Task objective: Will you output the lines between the ones holding "Output the Python" and "BL, BR = 58, 6", inclusive, exactly as they stand, and only those lines, with the pictures left out?

Available data:

====

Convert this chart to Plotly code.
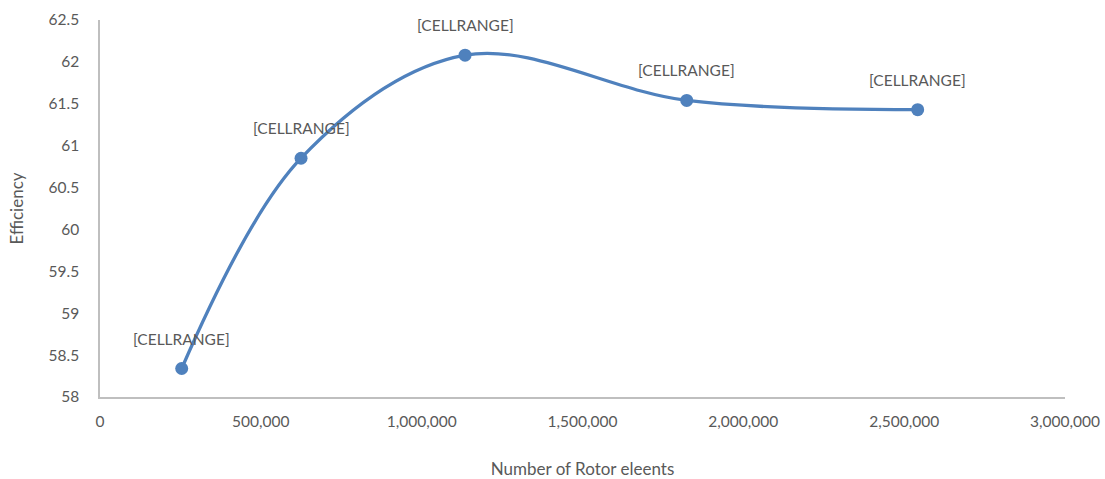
import plotly.graph_objects as go

# Mesh study: rotor element count vs. efficiency
rotor_elements = [254000, 625000, 1135000, 1824000, 2542000]
efficiency = [58.34, 60.85, 62.08, 61.54, 61.43]
point_labels = ["[CELLRANGE]"] * len(rotor_elements)

x_ticks = [0, 500000, 1000000, 1500000, 2000000, 2500000, 3000000]
x_tick_text = ["0", "500,000", "1,000,000", "1,500,000", "2,000,000", "2,500,000", "3,000,000"]
y_ticks = [58, 58.5, 59, 59.5, 60, 60.5, 61, 61.5, 62, 62.5]
y_tick_text = ["58", "58.5", "59", "59.5", "60", "60.5", "61", "61.5", "62", "62.5"]

BLUE = "#4F81BD"
TEXT = "#595959"
AXIS = "#BFBFBF"
FONT = "Lato, 'Open Sans', sans-serif"

fig = go.Figure()
fig.add_trace(go.Scatter(
    x=rotor_elements,
    y=efficiency,
    mode="lines+markers",
    line=dict(color=BLUE, width=3.3, shape="spline", smoothing=1.0),
    marker=dict(color=BLUE, size=13),
    showlegend=False,
    hoverinfo="x+y",
))

for xv, yv, label in zip(rotor_elements, efficiency, point_labels):
    fig.add_annotation(
        x=xv, y=yv, text=label, showarrow=False,
        yshift=30, font=dict(family=FONT, size=15.5, color=TEXT),
    )

fig.update_layout(
    width=1105,
    height=479,
    margin=dict(l=100, r=40, t=20, b=82),
    paper_bgcolor="white",
    plot_bgcolor="white",
    font=dict(family=FONT, size=16, color=TEXT),
    xaxis=dict(
        range=[0, 3000000],
        tickvals=x_ticks,
        ticktext=x_tick_text,
        tickfont=dict(family=FONT, size=15.5, color=TEXT),
        showgrid=False,
        zeroline=False,
        showline=True,
        linecolor=AXIS,
        linewidth=1.5,
        ticks="",
        ticklabelstandoff=10,
        title=dict(text="Number of Rotor eleents", standoff=37,
                   font=dict(family=FONT, size=17, color=TEXT)),
        automargin=False,
    ),
    yaxis=dict(
        range=[58, 62.5],
        tickvals=y_ticks,
        ticktext=y_tick_text,
        tickfont=dict(family=FONT, size=15.5, color=TEXT),
        showgrid=False,
        zeroline=False,
        showline=True,
        linecolor=AXIS,
        linewidth=1.5,
        ticks="",
        ticklabelstandoff=16,
        title=dict(text="Efficiency", standoff=21,
                   font=dict(family=FONT, size=17, color=TEXT)),
        automargin=False,
    ),
)

fig.write_html("out.html")
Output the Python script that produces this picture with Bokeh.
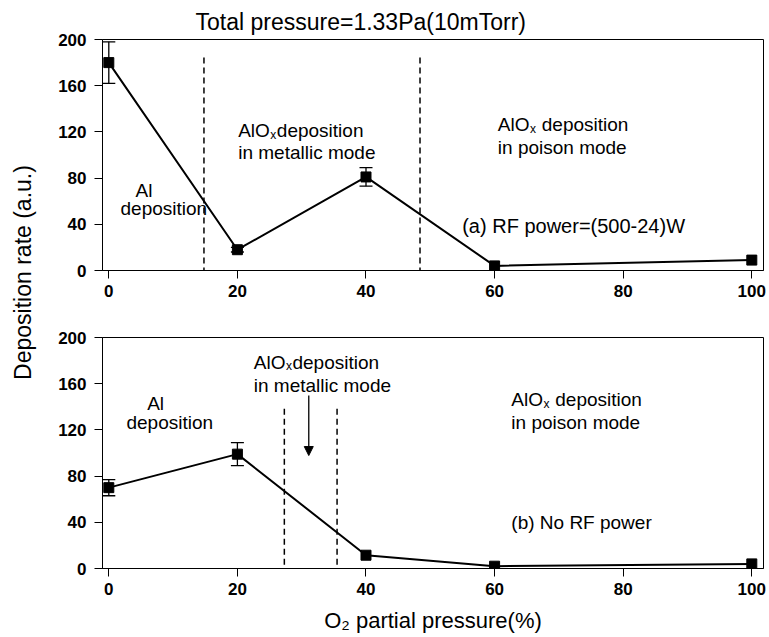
import math
from bokeh.plotting import figure
from bokeh.models import Range1d, Label, Whisker, TeeHead, ColumnDataSource, Arrow, NormalHead
from bokeh.layouts import row, column
from bokeh.embed import file_html
from bokeh.resources import INLINE

# ---- data ----
o2 = [0, 20, 40, 60, 100]
rate_a = [180, 18, 81, 4, 9]
err_a = [18, 2, 8, 0, 0]
rate_b = [70, 99, 11.5, 2, 4]
err_b = [7, 10, 0, 0, 0]
xticks = [0, 20, 40, 60, 80, 100]
yticks = [0, 40, 80, 120, 160, 200]
bounds_a = [14.8, 48.4]      # mode boundaries, panel (a)
bounds_b = [27.3, 35.5]      # mode boundaries, panel (b)

FONT = "Liberation Sans"
XR = (-0.98, 101.82)
W_LEFT = 44
W_MAIN = 725
BL, BR = 58, 6


def make_fig(height, btop, bbot):
    p = figure(width=W_MAIN, height=height, x_range=Range1d(*XR),
               y_range=Range1d(0, 200), output_backend="svg", toolbar_location=None,
               min_border_left=BL, min_border_right=BR, min_border_top=btop,
               min_border_bottom=bbot, background_fill_color="white",
               border_fill_color="white")
    p.xgrid.visible = False
    p.ygrid.visible = False
    p.outline_line_color = "black"
    p.outline_line_width = 1
    for ax in (p.xaxis[0], p.yaxis[0]):
        ax.axis_line_color = "black"
        ax.axis_line_width = 1
        ax.major_tick_in = 0
        ax.major_tick_out = 8
        ax.minor_tick_line_color = None
        ax.major_label_text_font = FONT
        ax.major_label_text_font_size = "17px"
        ax.major_label_text_font_style = "bold"
        ax.major_label_text_color = "black"
    p.xaxis.ticker = xticks
    p.yaxis.ticker = yticks
    p.xaxis.major_label_standoff = 6
    p.yaxis.major_label_standoff = 8
    return p


def draw_series(p, ys, errs):
    p.line(o2, ys, line_color="black", line_width=2)
    ex = [x for x, e in zip(o2, errs) if e > 0]
    ey = [y for y, e in zip(ys, errs) if e > 0]
    ee = [e for e in errs if e > 0]
    src = ColumnDataSource(dict(x=ex, upper=[y + e for y, e in zip(ey, ee)],
                                lower=[y - e for y, e in zip(ey, ee)]))
    p.add_layout(Whisker(source=src, base="x", upper="upper", lower="lower",
                         line_color="black", line_width=1.3,
                         upper_head=TeeHead(size=13, line_color="black", line_width=1.3),
                         lower_head=TeeHead(size=13, line_color="black", line_width=1.3)))
    p.scatter(o2, ys, marker="square", size=10, fill_color="black", line_color="black")


def txt(p, x, y, s, size=19, **kw):
    p.add_layout(Label(x=x, y=y, text=s, text_font=FONT, text_font_size=f"{size}px",
                       text_color="black", text_baseline="alphabetic", **kw))


def alox(p, x, y, space=False, size=19):
    w = 1.667 * size
    txt(p, x, y, "AlO", size)
    txt(p, x, y, "x", 12, x_offset=w + 0.5, y_offset=-4)
    off = w + 7 + (0.278 * size if space else 0)
    txt(p, x, y, "deposition", size, x_offset=off)


# ---- panel (a) ----
pa = make_fig(308, 39, 38)
pa.title.text = "Total pressure=1.33Pa(10mTorr)"
pa.title.text_font = FONT
pa.title.text_font_size = "23px"
pa.title.text_font_style = "normal"
pa.title.text_color = "black"
pa.title.align = "left"
pa.title.offset = 93
pa.title.standoff = 10
pa.segment(x0=bounds_a, y0=[184.5, 184.5], x1=bounds_a, y1=[0, 0],
           line_color="black", line_width=1.5, line_dash="6 4")
draw_series(pa, rate_a, err_a)
txt(pa, 4.15, 69.3, "Al")
txt(pa, 1.82, 53.4, "deposition")
alox(pa, 20.12, 120.8)
txt(pa, 20.12, 102.2, "in metallic mode")
alox(pa, 60.5, 126.4, space=True)
txt(pa, 60.5, 106.2, "in poison mode")
txt(pa, 54.96, 38.4, "(a) RF power=(500-24)W", 20)

# ---- panel (b) ----
pb = make_fig(329, 29, 69)
pb.segment(x0=bounds_b, y0=[138.4, 138.4], x1=bounds_b, y1=[0, 0],
           line_color="black", line_width=1.5, line_dash="6 4")
pb.add_layout(Arrow(x_start=31.1, y_start=149.7, x_end=31.1, y_end=97.8,
                    line_color="black", line_width=1.3,
                    end=NormalHead(size=9, fill_color="black", line_color="black")))
draw_series(pb, rate_b, err_b)
alox(pb, 22.55, 178.4)
txt(pb, 22.55, 158.3, "in metallic mode")
txt(pb, 5.97, 142.5, "Al")
txt(pb, 2.75, 126.6, "deposition")
alox(pb, 62.6, 146.2, space=True)
txt(pb, 62.6, 126.6, "in poison mode")
txt(pb, 62.6, 40.2, "(b) No RF power", 19)
pb.xaxis.axis_label = "O\u2082 partial pressure(%)"
pb.xaxis.axis_label_text_font = FONT
pb.xaxis.axis_label_text_font_size = "22px"
pb.xaxis.axis_label_text_font_style = "normal"
pb.xaxis.axis_label_text_color = "black"
pb.xaxis.axis_label_standoff = 10

# ---- shared y-axis title ----
total_h = 637
py = figure(width=W_LEFT, height=total_h, x_range=Range1d(0, W_LEFT), y_range=Range1d(0, total_h),
            output_backend="svg", toolbar_location=None, title=None,
            x_axis_type=None, y_axis_type=None, outline_line_color=None,
            min_border_left=0, min_border_right=0, min_border_top=0, min_border_bottom=0,
            background_fill_color="white", border_fill_color="white")
py.xgrid.visible = False
py.ygrid.visible = False
py.add_layout(Label(x=22, y=total_h - 272, text="Deposition rate (a.u.)", angle=math.pi / 2,
                    text_font=FONT, text_font_size="23px", text_color="black",
                    text_align="center", text_baseline="middle"))

layout = row(py, column(pa, pb))
open("out.html", "w").write(file_html(layout, INLINE))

====

Solution for this task:
Output the Python script that produces this picture with Bokeh.
import math
from bokeh.plotting import figure
from bokeh.models import Range1d, Label, Whisker, TeeHead, ColumnDataSource, Arrow, NormalHead
from bokeh.layouts import row, column
from bokeh.embed import file_html
from bokeh.resources import INLINE

# ---- data ----
o2 = [0, 20, 40, 60, 100]
rate_a = [180, 18, 81, 4, 9]
err_a = [18, 2, 8, 0, 0]
rate_b = [70, 99, 11.5, 2, 4]
err_b = [7, 10, 0, 0, 0]
xticks = [0, 20, 40, 60, 80, 100]
yticks = [0, 40, 80, 120, 160, 200]
bounds_a = [14.8, 48.4]      # mode boundaries, panel (a)
bounds_b = [27.3, 35.5]      # mode boundaries, panel (b)

FONT = "Liberation Sans"
XR = (-0.98, 101.82)
W_LEFT = 44
W_MAIN = 725
BL, BR = 58, 6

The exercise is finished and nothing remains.